* _EXERCISE GOAL_
Reproduce the records that follow in full, excluding any picture they contain.

* _GIVEN DATA_
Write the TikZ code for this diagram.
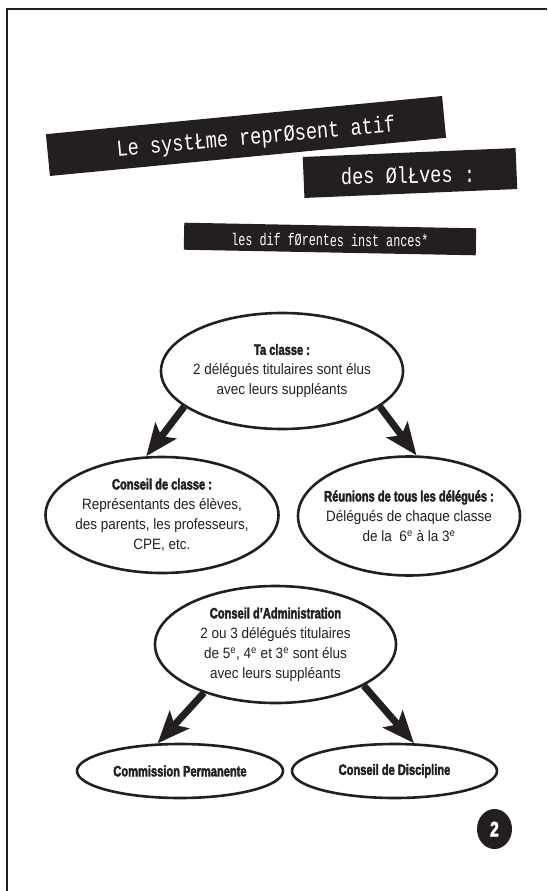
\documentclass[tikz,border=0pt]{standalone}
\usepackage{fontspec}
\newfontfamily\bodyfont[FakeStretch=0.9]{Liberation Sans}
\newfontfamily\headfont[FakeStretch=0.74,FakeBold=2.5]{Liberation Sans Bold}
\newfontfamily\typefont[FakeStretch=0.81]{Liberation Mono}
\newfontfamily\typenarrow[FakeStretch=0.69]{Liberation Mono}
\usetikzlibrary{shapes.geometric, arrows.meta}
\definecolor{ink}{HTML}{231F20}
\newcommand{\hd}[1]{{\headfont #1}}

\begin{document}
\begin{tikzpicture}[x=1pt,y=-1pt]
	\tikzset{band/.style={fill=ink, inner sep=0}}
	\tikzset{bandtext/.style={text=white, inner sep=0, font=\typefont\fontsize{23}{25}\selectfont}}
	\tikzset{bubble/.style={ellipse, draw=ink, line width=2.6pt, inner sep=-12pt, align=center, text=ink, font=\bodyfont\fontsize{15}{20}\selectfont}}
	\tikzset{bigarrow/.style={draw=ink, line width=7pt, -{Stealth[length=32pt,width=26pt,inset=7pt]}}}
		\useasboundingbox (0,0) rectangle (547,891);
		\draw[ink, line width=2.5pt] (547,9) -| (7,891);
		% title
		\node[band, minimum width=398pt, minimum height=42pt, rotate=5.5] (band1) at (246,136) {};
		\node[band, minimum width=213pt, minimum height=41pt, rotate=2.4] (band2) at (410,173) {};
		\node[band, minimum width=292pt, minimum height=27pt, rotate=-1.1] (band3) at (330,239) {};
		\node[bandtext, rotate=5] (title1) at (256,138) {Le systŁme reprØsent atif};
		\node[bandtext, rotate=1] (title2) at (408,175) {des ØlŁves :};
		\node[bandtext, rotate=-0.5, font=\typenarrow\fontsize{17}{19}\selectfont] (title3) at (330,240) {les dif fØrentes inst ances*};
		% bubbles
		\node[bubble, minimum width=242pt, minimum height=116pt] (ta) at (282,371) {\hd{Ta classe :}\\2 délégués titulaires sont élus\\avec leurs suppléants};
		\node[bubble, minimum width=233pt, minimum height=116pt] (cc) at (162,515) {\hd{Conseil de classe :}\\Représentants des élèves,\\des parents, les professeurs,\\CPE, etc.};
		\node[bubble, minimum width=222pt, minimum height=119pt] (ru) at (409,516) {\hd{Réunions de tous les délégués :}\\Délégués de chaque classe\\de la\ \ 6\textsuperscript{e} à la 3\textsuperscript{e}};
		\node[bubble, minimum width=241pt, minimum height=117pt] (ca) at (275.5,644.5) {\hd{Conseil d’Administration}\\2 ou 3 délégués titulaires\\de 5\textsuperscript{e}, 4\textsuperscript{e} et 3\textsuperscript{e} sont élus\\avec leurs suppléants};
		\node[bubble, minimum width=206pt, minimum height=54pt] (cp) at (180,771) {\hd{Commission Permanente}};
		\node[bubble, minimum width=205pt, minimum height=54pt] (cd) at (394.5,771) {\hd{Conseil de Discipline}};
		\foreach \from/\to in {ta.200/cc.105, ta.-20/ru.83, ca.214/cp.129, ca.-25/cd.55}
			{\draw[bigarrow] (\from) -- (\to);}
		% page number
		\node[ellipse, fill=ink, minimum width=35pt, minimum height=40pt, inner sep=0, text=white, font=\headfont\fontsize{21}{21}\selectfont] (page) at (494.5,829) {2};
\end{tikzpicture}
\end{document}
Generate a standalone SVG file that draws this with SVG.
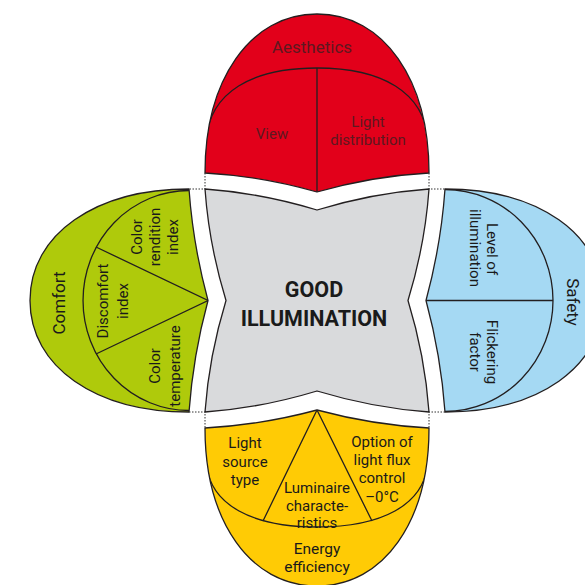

* _RESULT OF THIS EXERCISE_
Write the TikZ code for this diagram.
\documentclass[tikz,border=0pt]{standalone}
\usepackage{fontspec}
\newfontfamily\bodyfont[FakeStretch=0.9]{Liberation Sans}
\newfontfamily\headfont[FakeStretch=0.74,FakeBold=2.5]{Liberation Sans Bold}
\newfontfamily\typefont[FakeStretch=0.81]{Liberation Mono}
\newfontfamily\typenarrow[FakeStretch=0.69]{Liberation Mono}
\usetikzlibrary{shapes.geometric, arrows.meta}
\definecolor{ink}{HTML}{231F20}
\newcommand{\hd}[1]{{\headfont #1}}

\begin{document}
\begin{tikzpicture}[x=1pt,y=-1pt]
	\tikzset{band/.style={fill=ink, inner sep=0}}
	\tikzset{bandtext/.style={text=white, inner sep=0, font=\typefont\fontsize{23}{25}\selectfont}}
	\tikzset{bubble/.style={ellipse, draw=ink, line width=2.6pt, inner sep=-12pt, align=center, text=ink, font=\bodyfont\fontsize{15}{20}\selectfont}}
	\tikzset{bigarrow/.style={draw=ink, line width=7pt, -{Stealth[length=32pt,width=26pt,inset=7pt]}}}
		\useasboundingbox (0,0) rectangle (547,891);
		\draw[ink, line width=2.5pt] (547,9) -| (7,891);
		% title
		\node[band, minimum width=398pt, minimum height=42pt, rotate=5.5] (band1) at (246,136) {};
		\node[band, minimum width=213pt, minimum height=41pt, rotate=2.4] (band2) at (410,173) {};
		\node[band, minimum width=292pt, minimum height=27pt, rotate=-1.1] (band3) at (330,239) {};
		\node[bandtext, rotate=5] (title1) at (256,138) {Le systŁme reprØsent atif};
		\node[bandtext, rotate=1] (title2) at (408,175) {des ØlŁves :};
		\node[bandtext, rotate=-0.5, font=\typenarrow\fontsize{17}{19}\selectfont] (title3) at (330,240) {les dif fØrentes inst ances*};
		% bubbles
		\node[bubble, minimum width=242pt, minimum height=116pt] (ta) at (282,371) {\hd{Ta classe :}\\2 délégués titulaires sont élus\\avec leurs suppléants};
		\node[bubble, minimum width=233pt, minimum height=116pt] (cc) at (162,515) {\hd{Conseil de classe :}\\Représentants des élèves,\\des parents, les professeurs,\\CPE, etc.};
		\node[bubble, minimum width=222pt, minimum height=119pt] (ru) at (409,516) {\hd{Réunions de tous les délégués :}\\Délégués de chaque classe\\de la\ \ 6\textsuperscript{e} à la 3\textsuperscript{e}};
		\node[bubble, minimum width=241pt, minimum height=117pt] (ca) at (275.5,644.5) {\hd{Conseil d’Administration}\\2 ou 3 délégués titulaires\\de 5\textsuperscript{e}, 4\textsuperscript{e} et 3\textsuperscript{e} sont élus\\avec leurs suppléants};
		\node[bubble, minimum width=206pt, minimum height=54pt] (cp) at (180,771) {\hd{Commission Permanente}};
		\node[bubble, minimum width=205pt, minimum height=54pt] (cd) at (394.5,771) {\hd{Conseil de Discipline}};
		\foreach \from/\to in {ta.200/cc.105, ta.-20/ru.83, ca.214/cp.129, ca.-25/cd.55}
			{\draw[bigarrow] (\from) -- (\to);}
		% page number
		\node[ellipse, fill=ink, minimum width=35pt, minimum height=40pt, inner sep=0, text=white, font=\headfont\fontsize{21}{21}\selectfont] (page) at (494.5,829) {2};
\end{tikzpicture}
\end{document}
Generate a standalone SVG file that draws this with SVG.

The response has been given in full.